▸ DATA SEGMENT

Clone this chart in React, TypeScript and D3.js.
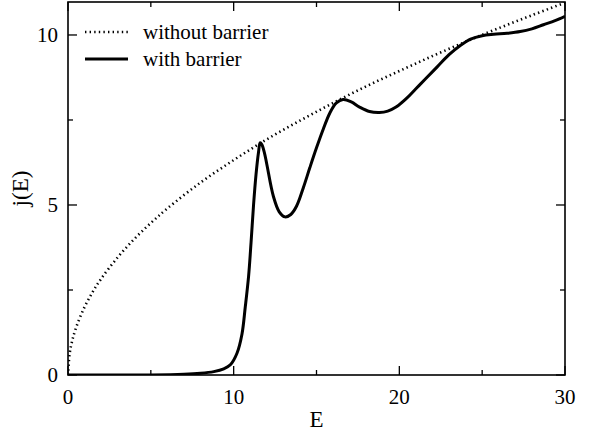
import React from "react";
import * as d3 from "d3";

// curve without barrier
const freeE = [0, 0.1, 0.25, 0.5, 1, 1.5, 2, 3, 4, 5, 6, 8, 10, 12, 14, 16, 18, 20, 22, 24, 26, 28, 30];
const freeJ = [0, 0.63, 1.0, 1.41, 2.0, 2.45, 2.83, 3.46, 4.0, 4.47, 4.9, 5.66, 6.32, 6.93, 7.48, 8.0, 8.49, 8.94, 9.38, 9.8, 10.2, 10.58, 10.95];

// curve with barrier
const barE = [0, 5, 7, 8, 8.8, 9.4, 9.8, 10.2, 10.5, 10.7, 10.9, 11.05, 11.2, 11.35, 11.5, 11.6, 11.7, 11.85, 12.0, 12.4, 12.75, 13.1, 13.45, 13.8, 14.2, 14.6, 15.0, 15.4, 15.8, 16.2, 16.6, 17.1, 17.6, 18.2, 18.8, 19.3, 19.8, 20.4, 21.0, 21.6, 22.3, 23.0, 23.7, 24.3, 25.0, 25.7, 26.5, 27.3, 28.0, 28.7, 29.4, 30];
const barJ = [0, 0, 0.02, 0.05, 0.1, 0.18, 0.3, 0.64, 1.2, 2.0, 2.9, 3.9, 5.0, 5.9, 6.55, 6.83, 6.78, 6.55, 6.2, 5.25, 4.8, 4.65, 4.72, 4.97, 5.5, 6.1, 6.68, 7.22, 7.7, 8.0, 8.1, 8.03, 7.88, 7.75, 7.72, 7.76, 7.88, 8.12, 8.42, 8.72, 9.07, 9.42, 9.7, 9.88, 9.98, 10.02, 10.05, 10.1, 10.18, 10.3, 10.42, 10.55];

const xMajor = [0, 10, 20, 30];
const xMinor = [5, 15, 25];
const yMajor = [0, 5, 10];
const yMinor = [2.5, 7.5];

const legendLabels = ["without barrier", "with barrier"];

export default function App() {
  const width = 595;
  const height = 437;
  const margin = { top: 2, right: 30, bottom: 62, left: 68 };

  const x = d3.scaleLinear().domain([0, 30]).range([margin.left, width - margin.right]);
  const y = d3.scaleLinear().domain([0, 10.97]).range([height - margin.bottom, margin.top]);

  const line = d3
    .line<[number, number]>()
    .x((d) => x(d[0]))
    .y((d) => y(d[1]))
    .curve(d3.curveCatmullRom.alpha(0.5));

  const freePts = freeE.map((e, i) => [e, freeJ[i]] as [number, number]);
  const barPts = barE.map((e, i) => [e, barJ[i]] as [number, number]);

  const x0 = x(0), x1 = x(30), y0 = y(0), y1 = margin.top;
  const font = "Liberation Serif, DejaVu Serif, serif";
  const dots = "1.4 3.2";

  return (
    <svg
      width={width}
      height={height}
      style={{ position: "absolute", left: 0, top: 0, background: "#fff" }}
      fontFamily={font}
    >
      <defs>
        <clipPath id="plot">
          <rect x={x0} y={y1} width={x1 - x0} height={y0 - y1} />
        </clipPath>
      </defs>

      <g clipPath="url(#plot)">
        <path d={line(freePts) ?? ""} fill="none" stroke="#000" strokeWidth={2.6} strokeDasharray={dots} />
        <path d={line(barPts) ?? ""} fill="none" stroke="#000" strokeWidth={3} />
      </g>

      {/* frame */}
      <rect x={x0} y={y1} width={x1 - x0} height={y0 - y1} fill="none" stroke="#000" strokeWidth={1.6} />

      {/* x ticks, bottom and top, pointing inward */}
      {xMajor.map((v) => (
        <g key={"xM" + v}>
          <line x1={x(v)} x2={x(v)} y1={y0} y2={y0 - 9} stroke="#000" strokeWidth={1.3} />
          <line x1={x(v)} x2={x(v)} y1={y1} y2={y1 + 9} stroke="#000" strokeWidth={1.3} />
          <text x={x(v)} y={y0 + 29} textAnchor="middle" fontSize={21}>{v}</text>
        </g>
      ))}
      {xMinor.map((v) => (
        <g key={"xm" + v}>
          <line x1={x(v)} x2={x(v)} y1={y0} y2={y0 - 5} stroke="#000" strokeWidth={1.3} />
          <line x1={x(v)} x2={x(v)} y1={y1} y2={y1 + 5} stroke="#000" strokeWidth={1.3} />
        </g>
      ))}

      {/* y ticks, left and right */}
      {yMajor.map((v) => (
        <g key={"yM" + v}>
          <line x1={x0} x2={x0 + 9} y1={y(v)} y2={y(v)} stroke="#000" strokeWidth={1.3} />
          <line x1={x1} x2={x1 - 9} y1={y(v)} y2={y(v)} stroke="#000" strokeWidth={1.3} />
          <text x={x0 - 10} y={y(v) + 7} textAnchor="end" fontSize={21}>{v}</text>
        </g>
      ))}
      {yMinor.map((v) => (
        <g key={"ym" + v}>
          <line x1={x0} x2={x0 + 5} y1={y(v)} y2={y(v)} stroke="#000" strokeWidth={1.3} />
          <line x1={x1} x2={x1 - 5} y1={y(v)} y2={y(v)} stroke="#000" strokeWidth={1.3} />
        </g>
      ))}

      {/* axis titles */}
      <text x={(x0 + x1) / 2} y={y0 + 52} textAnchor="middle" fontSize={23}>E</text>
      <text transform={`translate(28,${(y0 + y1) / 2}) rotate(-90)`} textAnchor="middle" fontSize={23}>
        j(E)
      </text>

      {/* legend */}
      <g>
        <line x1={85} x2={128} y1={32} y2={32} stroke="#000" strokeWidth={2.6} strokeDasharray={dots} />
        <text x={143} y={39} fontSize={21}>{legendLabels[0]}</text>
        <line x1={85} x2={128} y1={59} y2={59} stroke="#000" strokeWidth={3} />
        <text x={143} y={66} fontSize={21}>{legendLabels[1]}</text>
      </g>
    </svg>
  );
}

▸ OBJECTIVE
Repeat only the lines between the start of the data and the line with "10.2, 10.58, 10.95];", including those two lines, and skip the pictures.

▸ WRITTEN RESPONSE
Clone this chart in React, TypeScript and D3.js.
import React from "react";
import * as d3 from "d3";

// curve without barrier
const freeE = [0, 0.1, 0.25, 0.5, 1, 1.5, 2, 3, 4, 5, 6, 8, 10, 12, 14, 16, 18, 20, 22, 24, 26, 28, 30];
const freeJ = [0, 0.63, 1.0, 1.41, 2.0, 2.45, 2.83, 3.46, 4.0, 4.47, 4.9, 5.66, 6.32, 6.93, 7.48, 8.0, 8.49, 8.94, 9.38, 9.8, 10.2, 10.58, 10.95];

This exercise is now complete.